The next rocks to appear are the Hibernian Greensands Formation, with a thickness of just over 10m. This is the earliest Cretaceous formation seen in Northern Ireland (though far from the earliest rocks of the period itself, which by then was half elapsed) and the time interval between the Rhaetian rocks and these is over 100 million years. The area would have been dry land for a large part of that time, coinciding with the climax of the Age of Dinosaurs but, sadly, contemporaneous land and fresh water deposits have never been found in Northern Ireland.
The Kilcoan Sands Member follows after another break in the sequence. It is 2.5m thick and consists of pale to dark green sands. Its rich fauna includes a number of fossils with limited time distribution, aiding the dating process. The lower part is rich in lamp shells (brachiopods) and also includes sea urchins. A band of easily recognised prismatic shell fragments of the bivalve, Inoceramus, follows and above them are more age diagnostic brachiopods. The fossils give a Coniacian to early Santonian date (about 86 million years ago). The entire Turonian between the Island Magee Siltstones and the Kilcoan Sands is missing at Cloghfin Port.
Another break in sequence follows, succeeded by the Cloghfin Sponge Beds, for which these outcrops form the type locality (stratotype). They are 1.25m thick and form the base of the Ulster White Limestone Formation. The chalk contains large amounts of glauconite grains (giving a green coloration), reducing towards the top; as the name implies, it is rich in fossil sponges, here preserved as pseudomorphs (retaining their shape but with the original material replaced, in this case by phosphates) of the originals.
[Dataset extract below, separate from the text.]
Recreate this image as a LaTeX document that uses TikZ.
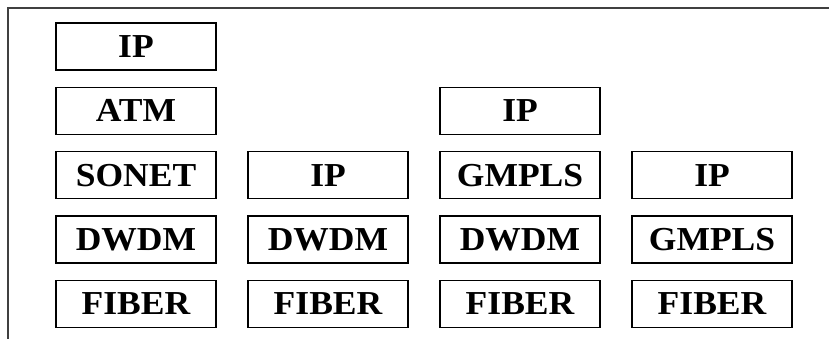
\documentclass[tikz,border=0pt]{standalone}
\usepackage{fontspec}
\newfontfamily\layerfont[FakeStretch=1.06]{Liberation Serif}
\usetikzlibrary{positioning}
\tikzset{
    layer/.style={draw, line width=1.4pt, minimum width=160pt, minimum height=47pt,
        inner sep=0pt, font=\layerfont\fontsize{33.5}{38}\selectfont\bfseries},
    frame/.style={draw=black!75, line width=1.2pt}
}
\begin{document}
\begin{tikzpicture}[x=1pt, y=-1pt, node distance=16pt]
    \useasboundingbox (0,0) rectangle (829,339);
    \draw[frame] (829,8) -- (8,8) -- (8,339);

    % bottom row
    \node[layer] (fiberA) at (136,304) {FIBER};
    \node[layer] (fiberB) at (328,304) {FIBER};
    \node[layer] (fiberC) at (520,304) {FIBER};
    \node[layer] (fiberD) at (712,304) {FIBER};

    % first stack
    \node[layer, above=of fiberA] (dwdmA) {DWDM};
    \node[layer, above=of dwdmA] (sonetA) {SONET};
    \node[layer, above=of sonetA] (atmA) {ATM};
    \node[layer, above=of atmA] (ipA) {IP};

    % second stack
    \node[layer, above=of fiberB] (dwdmB) {DWDM};
    \node[layer, above=of dwdmB] (ipB) {IP};

    % third stack
    \node[layer, above=of fiberC] (dwdmC) {DWDM};
    \node[layer, above=of dwdmC] (gmplsC) {GMPLS};
    \node[layer, above=of gmplsC] (ipC) {IP};

    % fourth stack
    \node[layer, above=of fiberD] (gmplsD) {GMPLS};
    \node[layer, above=of gmplsD] (ipD) {IP};
\end{tikzpicture}
\end{document}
The beds have been subdivided using their sponge content. From the Sponge Beds, the Ulster White Limestone Formation is complete as far as the Glenarm Chalk - eight members in all. Above the Cloghfin Sponge Beds is the flintless Galboly Chalk (1.5m thick), followed by the Cloghastucan Chalk (around 2m thick), then in succession: the gritty Creggan Chalk (2.6m thick); the Boheeshane Chalk (over 10m thick) with traceable flint bands; the two divisions of the Larry Bane Chalk (totalling 5m thick); the Ballintoy Chalk (about 11m thick); and finally the Glenarm Chalk, truncated above by an ancient erosion surface (preserving only the first 3.3m). There are erosion surfaces between all members from the Galboly Chalk to the Larry Bane Chalk, providing clear evidence of the shallowness of the sea and the frequent emergence of the sea bed. The fossils these members contain give good dates, from the late Santonian (around 85 million years ago) to the middle Campanian (around 80 million years ago).
This heavily researched area is part of the historic legacy of the science of geology in Northern Ireland and the variety of Triassic and Cretaceous rocks (incorporating the type locality of the Cloghfin Sponge Beds Member) add significantly to its interest. It is also the best collecting locality for fossils of the Belfast Marls Member anywhere in Northern Ireland. It should be designated and preserved.